● GOAL OF THE EXERCISE: Quote the data exactly, first line to the line containing "0.07, 0.05, 0.02, 0.01, 0.0]", with no pictures.
[Begin]
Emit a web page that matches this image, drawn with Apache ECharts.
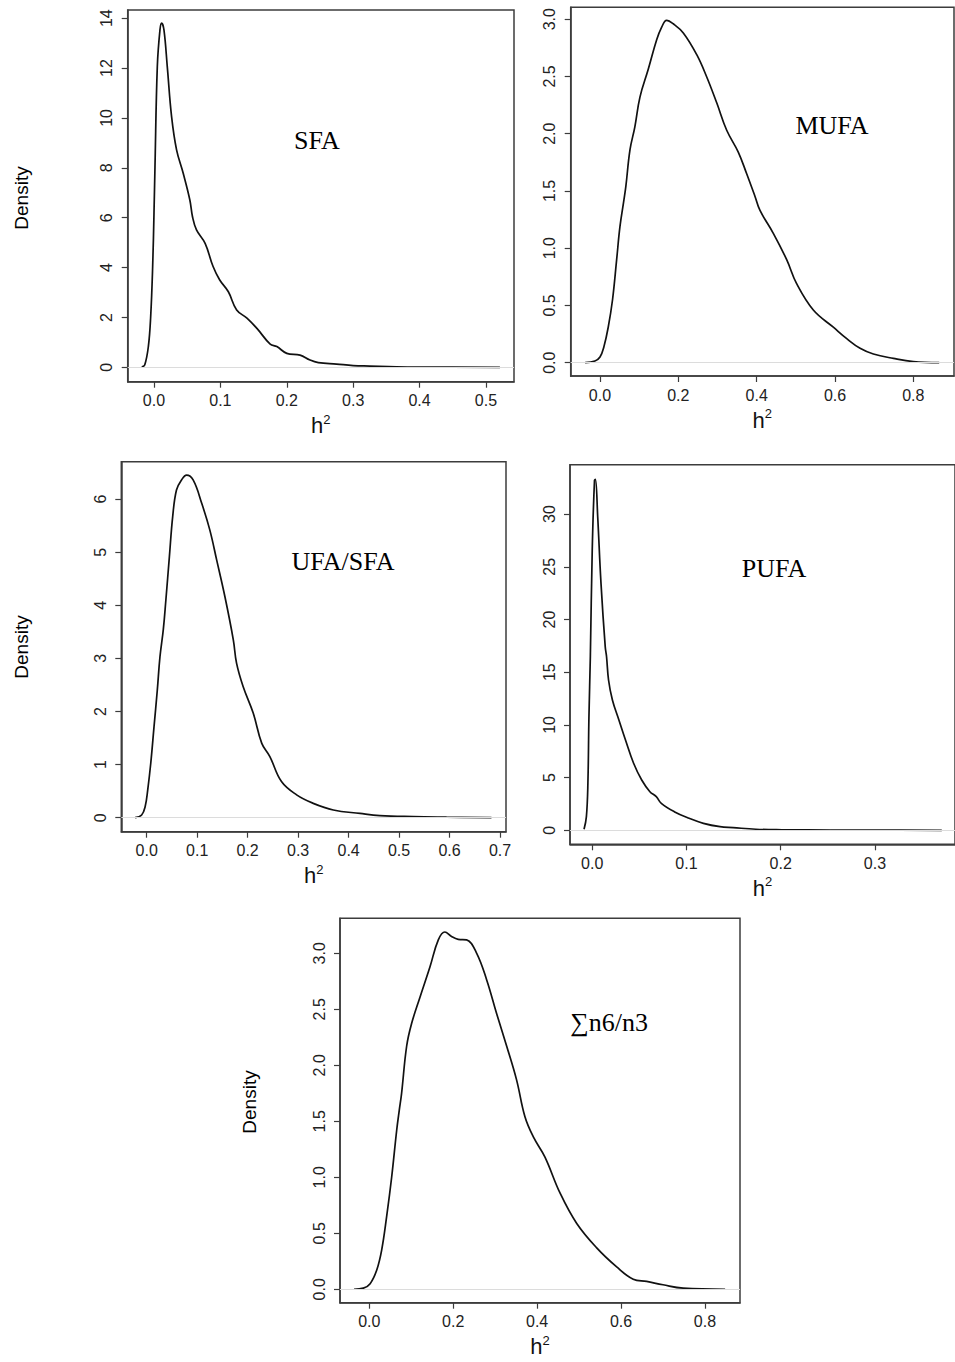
<!DOCTYPE html>
<html>
<head>
<meta charset="utf-8">
<script src="https://cdn.jsdelivr.net/npm/echarts@6/dist/echarts.min.js"></script>
<style>
  html, body { margin: 0; padding: 0; background: #fff; }
  #chart { width: 955px; height: 1362px; }
</style>
</head>
<body>
<div id="chart"></div>
<script>
// posterior densities of h2
const sfaX = [-0.0185, -0.014, -0.0085, -0.005, -0.002, 0.0, 0.0015, 0.005, 0.009, 0.0115, 0.015, 0.020, 0.0265, 0.034, 0.044, 0.054, 0.058, 0.064, 0.077, 0.089, 0.099, 0.112, 0.1245, 0.14, 0.155, 0.175, 0.185, 0.20, 0.22, 0.235, 0.2475, 0.275, 0.30, 0.325, 0.365, 0.415, 0.521]
const sfaY = [0.02, 0.09, 0.83, 2.03, 4.04, 6.18, 8.05, 12.06, 13.53, 13.8, 13.53, 12.06, 10.05, 8.72, 7.78, 6.71, 6.04, 5.51, 4.97, 4.04, 3.5, 3.03, 2.3, 1.97, 1.56, 0.93, 0.83, 0.56, 0.49, 0.29, 0.19, 0.13, 0.07, 0.05, 0.02, 0.01, 0.0]

const mufaX = [-0.038, -0.013, 0.0, 0.010, 0.021, 0.032, 0.0425, 0.051, 0.061, 0.066, 0.0766, 0.089, 0.102, 0.123, 0.1447, 0.1575, 0.170, 0.187, 0.2127, 0.247, 0.272, 0.298, 0.3235, 0.353, 0.3745, 0.396, 0.4085, 0.4425, 0.4766, 0.502, 0.5446, 0.5957, 0.63, 0.664, 0.698, 0.749, 0.80, 0.866]
const mufaY = [0, 0.015, 0.05, 0.14, 0.31, 0.55, 0.90, 1.19, 1.42, 1.54, 1.86, 2.06, 2.32, 2.56, 2.82, 2.93, 2.99, 2.96, 2.88, 2.69, 2.50, 2.27, 2.03, 1.84, 1.65, 1.45, 1.33, 1.13, 0.90, 0.69, 0.46, 0.31, 0.21, 0.126, 0.076, 0.038, 0.01, 0.0]

const ufaX = [-0.023, -0.010, -0.003, 0.002, 0.008, 0.0145, 0.021, 0.0263, 0.033, 0.038, 0.045, 0.0515, 0.059, 0.069, 0.079, 0.092, 0.109, 0.125, 0.1387, 0.155, 0.1716, 0.178, 0.191, 0.211, 0.228, 0.244, 0.267, 0.297, 0.330, 0.3697, 0.4226, 0.462, 0.528, 0.594, 0.683]
const ufaY = [0, 0.05, 0.21, 0.52, 1.02, 1.71, 2.40, 3.03, 3.55, 4.10, 4.92, 5.67, 6.17, 6.36, 6.45, 6.36, 5.92, 5.42, 4.85, 4.16, 3.35, 2.91, 2.47, 1.97, 1.40, 1.15, 0.68, 0.43, 0.27, 0.145, 0.08, 0.04, 0.02, 0.01, 0]

const pufaX = [-0.0087, -0.0062, -0.0046, -0.0035, -0.002, 0.0, 0.0024, 0.0034, 0.0058, 0.0093, 0.0138, 0.0152, 0.0173, 0.0214, 0.0283, 0.0353, 0.0439, 0.0525, 0.0612, 0.068, 0.0733, 0.087, 0.1028, 0.118, 0.1356, 0.1495, 0.1737, 0.2014, 0.253, 0.305, 0.371]
const pufaY = [0.09, 1.29, 4.46, 10.78, 16.5, 26.6, 33.2, 33.3, 29.75, 23.43, 17.4, 16.47, 14.26, 12.36, 10.47, 8.57, 6.36, 4.77, 3.66, 3.19, 2.56, 1.77, 1.14, 0.66, 0.34, 0.25, 0.10, 0.05, 0.02, 0.01, 0.0]

const n6n3X = [-0.0365, -0.014, 0.002, 0.0176, 0.0295, 0.0414, 0.0533, 0.0653, 0.0715, 0.077, 0.089, 0.101, 0.121, 0.1447, 0.1645, 0.180, 0.196, 0.212, 0.232, 0.256, 0.280, 0.3036, 0.3275, 0.351, 0.371, 0.391, 0.4187, 0.4545, 0.494, 0.542, 0.5896, 0.629, 0.661, 0.70, 0.748, 0.848]
const n6n3Y = [0, 0.01, 0.05, 0.17, 0.35, 0.65, 1.0, 1.42, 1.60, 1.75, 2.17, 2.375, 2.61, 2.88, 3.12, 3.19, 3.15, 3.125, 3.12, 3.0, 2.76, 2.46, 2.17, 1.87, 1.54, 1.36, 1.18, 0.86, 0.59, 0.37, 0.20, 0.09, 0.07, 0.04, 0.01, 0]

// tick values
const sfaXTicks = [0, 0.1, 0.2, 0.3, 0.4, 0.5]
const sfaYTicks = [0, 2, 4, 6, 8, 10, 12, 14]
const mufaXTicks = [0, 0.2, 0.4, 0.6, 0.8]
const mufaYTicks = [0, 0.5, 1, 1.5, 2, 2.5, 3]
const ufaXTicks = [0, 0.1, 0.2, 0.3, 0.4, 0.5, 0.6, 0.7]
const ufaYTicks = [0, 1, 2, 3, 4, 5, 6]
const pufaXTicks = [0, 0.1, 0.2, 0.3]
const pufaYTicks = [0, 5, 10, 15, 20, 25, 30]
const n6n3XTicks = [0, 0.2, 0.4, 0.6, 0.8]
const n6n3YTicks = [0, 0.5, 1, 1.5, 2, 2.5, 3]

const titles = ['SFA', 'MUFA', 'UFA/SFA', 'PUFA', '∑n6/n3']

const panels = [
  { xs: sfaX, ys: sfaY, xt: sfaXTicks, yt: sfaYTicks, yd: 0,
    left: 127.7, top: 10, width: 386.3, height: 371.7,
    xr: [-0.0396, 0.5422], yr: [-0.578, 14.33], title: [317, 140] },
  { xs: mufaX, ys: mufaY, xt: mufaXTicks, yt: mufaYTicks, yd: 1,
    left: 570.7, top: 7.3, width: 383.3, height: 368.7,
    xr: [-0.0748, 0.9038], yr: [-0.116, 3.104], title: [832, 125] },
  { xs: ufaX, ys: ufaY, xt: ufaXTicks, yt: ufaYTicks, yd: 0,
    left: 121.3, top: 461.7, width: 384.7, height: 370,
    xr: [-0.0503, 0.7118], yr: [-0.264, 6.704], title: [343, 561] },
  { xs: pufaX, ys: pufaY, xt: pufaXTicks, yt: pufaYTicks, yd: 0,
    left: 570, top: 464.7, width: 393.6, height: 379.6,
    xr: [-0.0236, 0.385], yr: [-1.33, 34.69], title: [774, 568] },
  { xs: n6n3X, ys: n6n3Y, xt: n6n3XTicks, yt: n6n3YTicks, yd: 1,
    left: 340, top: 918.3, width: 400, height: 384.4,
    xr: [-0.0698, 0.8835], yr: [-0.12, 3.3125], title: [609, 1022] }
]

const frame = '#3c3c3c'
const labelFont = 'Liberation Sans'

const grid = [], xAxis = [], yAxis = [], series = []
panels.forEach((p, i) => {
  grid.push({
    left: p.left, top: p.top, width: p.width, height: p.height,
    show: true, borderColor: frame, borderWidth: 1.5, backgroundColor: 'transparent'
  })
  xAxis.push({
    type: 'value', gridIndex: i, min: p.xr[0], max: p.xr[1],
    axisLine: { show: true, onZero: false, lineStyle: { color: frame, width: 1.5 } },
    axisTick: { show: true, length: 6, customValues: p.xt, lineStyle: { color: frame, width: 1.2 } },
    axisLabel: {
      customValues: p.xt, formatter: v => v.toFixed(1),
      fontSize: 16, color: '#222', fontFamily: labelFont, margin: 11
    },
    splitLine: { show: false },
    name: '{b|h}{s|2}', nameLocation: 'middle', nameGap: 31,
    nameTextStyle: {
      rich: {
        b: { fontSize: 22, fontFamily: labelFont, color: '#111', lineHeight: 26 },
        s: { fontSize: 13, fontFamily: labelFont, color: '#111', lineHeight: 15, verticalAlign: 'top' }
      }
    }
  })
  yAxis.push({
    type: 'value', gridIndex: i, min: p.yr[0], max: p.yr[1],
    axisLine: { show: true, onZero: false, lineStyle: { color: frame, width: 1.5 } },
    axisTick: { show: true, length: 6, customValues: p.yt, lineStyle: { color: frame, width: 1.2 } },
    axisLabel: {
      customValues: p.yt, formatter: v => v.toFixed(p.yd), rotate: 90,
      fontSize: 16, color: '#222', fontFamily: labelFont, margin: 13
    },
    splitLine: { show: false }
  })
  series.push({
    type: 'line', xAxisIndex: i, yAxisIndex: i,
    data: p.xs.map((x, j) => [x, p.ys[j]]),
    symbol: 'none', smooth: 0.4,
    lineStyle: { color: '#111', width: 1.7 },
    markLine: {
      silent: true, symbol: ['none', 'none'], label: { show: false },
      lineStyle: { color: '#dcdcdc', width: 1, type: 'solid' },
      data: [{ yAxis: 0 }]
    }
  })
})

const graphic = []
titles.forEach((t, i) => {
  graphic.push({
    type: 'text', x: panels[i].title[0], y: panels[i].title[1],
    style: {
      text: t, font: '26px "Liberation Serif", "DejaVu Serif"', fill: '#000',
      align: 'center', verticalAlign: 'middle', textAlign: 'center', textVerticalAlign: 'middle'
    }
  })
})
// "Density" y labels, only on the left hand plots
;[[21, 198], [21, 647], [249, 1102]].forEach(([x, y]) => {
  graphic.push({
    type: 'text', x: x, y: y, rotation: Math.PI / 2,
    style: {
      text: 'Density', font: '19px "Liberation Sans"', fill: '#000',
      align: 'center', verticalAlign: 'middle', textAlign: 'center', textVerticalAlign: 'middle'
    }
  })
})

const chart = echarts.init(document.getElementById('chart'), null, { renderer: 'svg' })
chart.setOption({
  animation: false,
  backgroundColor: '#fff',
  grid, xAxis, yAxis, series, graphic
})
</script>
</body>
</html>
[End]
● EXPECTED ANSWER:
Emit a web page that matches this image, drawn with Apache ECharts.
<!DOCTYPE html>
<html>
<head>
<meta charset="utf-8">
<script src="https://cdn.jsdelivr.net/npm/echarts@6/dist/echarts.min.js"></script>
<style>
  html, body { margin: 0; padding: 0; background: #fff; }
  #chart { width: 955px; height: 1362px; }
</style>
</head>
<body>
<div id="chart"></div>
<script>
// posterior densities of h2
const sfaX = [-0.0185, -0.014, -0.0085, -0.005, -0.002, 0.0, 0.0015, 0.005, 0.009, 0.0115, 0.015, 0.020, 0.0265, 0.034, 0.044, 0.054, 0.058, 0.064, 0.077, 0.089, 0.099, 0.112, 0.1245, 0.14, 0.155, 0.175, 0.185, 0.20, 0.22, 0.235, 0.2475, 0.275, 0.30, 0.325, 0.365, 0.415, 0.521]
const sfaY = [0.02, 0.09, 0.83, 2.03, 4.04, 6.18, 8.05, 12.06, 13.53, 13.8, 13.53, 12.06, 10.05, 8.72, 7.78, 6.71, 6.04, 5.51, 4.97, 4.04, 3.5, 3.03, 2.3, 1.97, 1.56, 0.93, 0.83, 0.56, 0.49, 0.29, 0.19, 0.13, 0.07, 0.05, 0.02, 0.01, 0.0]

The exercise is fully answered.